Leveraging In-House Foundry Capabilities to Outperform Competitors

Owning a semiconductor foundry gives Samsung a unique advantage over many fabless chipmakers. This vertical integration enables Samsung to oversee the complete system-on-chip (SoC) creation from concept to production. Unlike Apple, which currently depends on TSMC for its chip manufacturing—and is rumored to be considering Intel for some future iPhone SoCs—Samsung controls every step of its chip manufacturing pipeline.

Historically, Samsung’s Exynos chips have faced challenges related to overheating and power efficiency, prompting the company to rely on Qualcomm’s processors for flagship Galaxy devices in key markets like the U.S. and China. For instance, despite Samsung’s design of the Exynos 2500, manufacturing setbacks at its foundry restricted supply, leading the Galaxy S25 series to use Qualcomm’s Snapdragon 8 Elite exclusively.

The Exynos 2600: A Leap Toward 2nm Process Technology

Production yield issues plagued Samsung Foundry since 2022, impacting its ability to manufacture Snapdragon processors and its own Exynos chips. Samsung reportedly incurred an additional $400 million cost to acquire enough Snapdragon chips for devices initially scheduled to run on Exynos 2500 APs. However, improvements in yield this year have enabled Samsung to develop and benchmark the Exynos 2600, potentially the world’s first 2nm application processor for smartphones.

The 2nm fabrication process allows for smaller transistor features and higher density, enabling chips with greater power and energy efficiency. Although Samsung’s 2nm Gate-All-Around (GAA) transistor density—estimated between 300 and 320 million transistors per square millimeter—is less than TSMC’s anticipated 400 million, the new architecture promises significant performance and efficiency gains.

Exynos 2600 benchmark results

The Exynos 2600 demonstrated impressive benchmark results. | Image credit: Wccftech

On-Device AI Processing and Cost Benefits Through Custom Chips

With the GAA transistor technology that surrounds the channel on all four sides, Samsung’s upcoming chips are expected to reduce current leakage and improve power management. This advancement could allow Galaxy devices to execute more AI tasks locally, minimizing reliance on cloud processing. Samsung also anticipates that designing its own application processors will help reduce production costs, enabling more competitively priced Galaxy handsets without compromising profitability.

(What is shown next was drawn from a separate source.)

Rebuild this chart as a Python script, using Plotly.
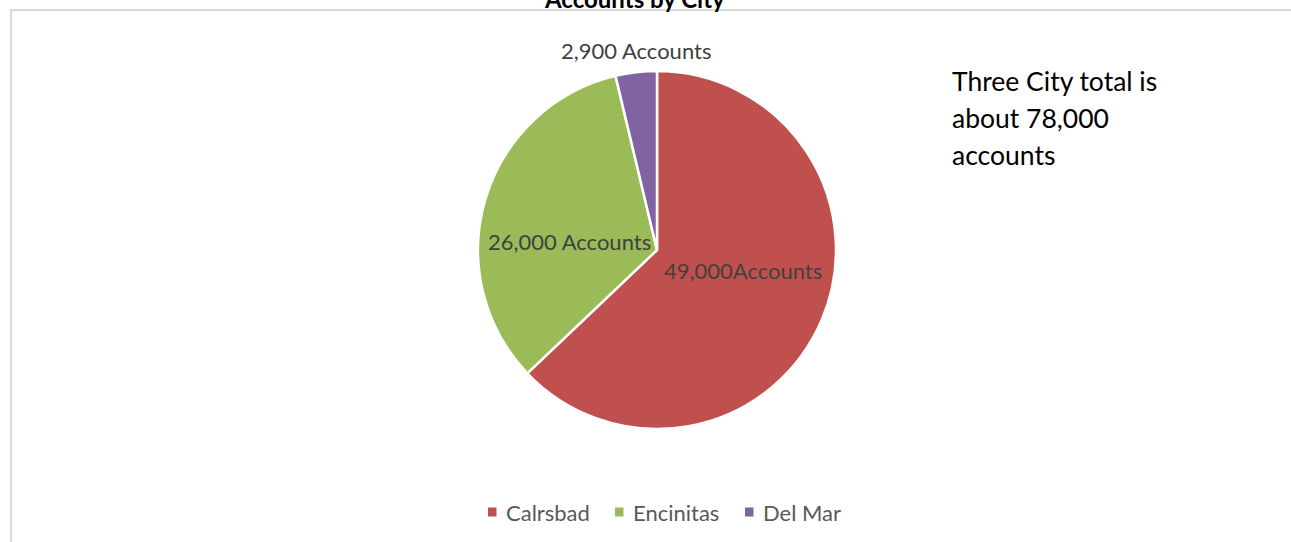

Potential for Expansion Beyond Smartphones

Industry experts believe that success in custom smartphone chip development could lead Samsung to extend this expertise to other product lines like wearables and PCs, following in Apple’s footsteps. Increasing in-house chip demand may boost Samsung Foundry’s yield improvements and gradually challenge TSMC’s dominant market share, which currently stands near 70-71%, while Samsung holds about 8%.

Given Samsung’s proven track record in manufacturing DRAM and image processing chips, many see no fundamental obstacle to the company eventually mastering application processors and supplying its own flagship Galaxy handsets. The path forward will require substantial effort and the assembly of a skilled SoC design team capable of meeting flagship-level performance standards.